**WHAT YOU ARE ASKED TO DO**
Go through the material below and copy all lines with "this".

**TASK MATERIAL**
* * * * *
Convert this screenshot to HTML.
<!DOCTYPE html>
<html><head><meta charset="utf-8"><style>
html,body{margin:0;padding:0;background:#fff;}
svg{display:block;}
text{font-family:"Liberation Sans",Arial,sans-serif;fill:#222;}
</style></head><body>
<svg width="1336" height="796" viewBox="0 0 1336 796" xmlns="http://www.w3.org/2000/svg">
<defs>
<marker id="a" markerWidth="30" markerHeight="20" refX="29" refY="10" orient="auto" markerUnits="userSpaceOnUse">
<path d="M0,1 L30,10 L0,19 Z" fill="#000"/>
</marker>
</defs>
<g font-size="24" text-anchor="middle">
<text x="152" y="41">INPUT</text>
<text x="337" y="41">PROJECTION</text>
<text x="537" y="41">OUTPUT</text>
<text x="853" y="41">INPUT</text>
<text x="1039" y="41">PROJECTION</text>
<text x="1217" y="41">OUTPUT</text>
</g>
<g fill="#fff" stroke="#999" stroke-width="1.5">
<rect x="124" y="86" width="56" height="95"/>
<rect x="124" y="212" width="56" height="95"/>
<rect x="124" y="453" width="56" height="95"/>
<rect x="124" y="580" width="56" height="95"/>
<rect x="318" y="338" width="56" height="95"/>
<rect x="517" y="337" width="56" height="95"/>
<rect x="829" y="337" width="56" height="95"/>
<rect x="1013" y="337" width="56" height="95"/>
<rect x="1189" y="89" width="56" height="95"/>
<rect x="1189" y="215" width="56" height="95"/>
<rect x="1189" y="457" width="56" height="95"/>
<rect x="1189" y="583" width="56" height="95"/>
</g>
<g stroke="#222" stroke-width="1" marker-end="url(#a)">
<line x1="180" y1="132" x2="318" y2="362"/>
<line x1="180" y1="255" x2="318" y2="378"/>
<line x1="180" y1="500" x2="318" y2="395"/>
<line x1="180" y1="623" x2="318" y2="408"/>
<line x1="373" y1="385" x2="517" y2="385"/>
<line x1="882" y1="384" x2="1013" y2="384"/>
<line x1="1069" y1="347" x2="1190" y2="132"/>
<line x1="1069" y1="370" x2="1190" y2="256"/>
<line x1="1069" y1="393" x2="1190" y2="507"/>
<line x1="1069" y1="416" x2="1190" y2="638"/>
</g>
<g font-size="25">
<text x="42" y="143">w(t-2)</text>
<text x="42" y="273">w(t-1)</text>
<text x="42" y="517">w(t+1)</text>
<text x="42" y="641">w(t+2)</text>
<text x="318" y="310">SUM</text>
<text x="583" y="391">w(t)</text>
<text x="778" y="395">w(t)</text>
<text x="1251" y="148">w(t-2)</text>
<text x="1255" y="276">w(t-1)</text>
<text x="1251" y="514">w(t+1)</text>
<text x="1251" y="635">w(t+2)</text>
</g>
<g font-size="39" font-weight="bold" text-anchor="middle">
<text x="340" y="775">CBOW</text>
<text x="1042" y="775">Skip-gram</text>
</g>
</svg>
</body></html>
* * * * *
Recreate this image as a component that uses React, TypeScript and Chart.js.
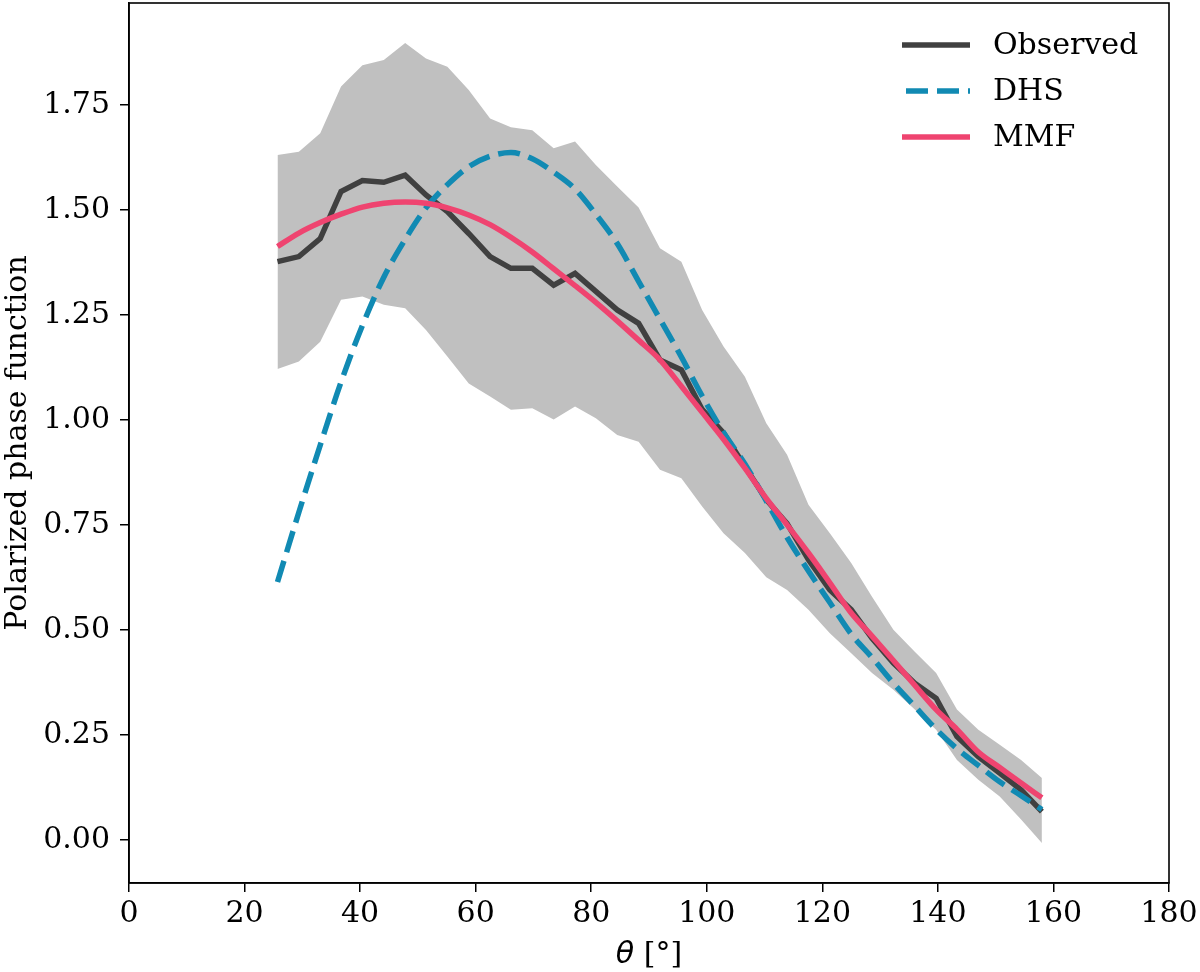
* * * * *
**TASK RESULT**
Convert this screenshot to HTML.
Recreate this image as a component that uses React, TypeScript and Chart.js.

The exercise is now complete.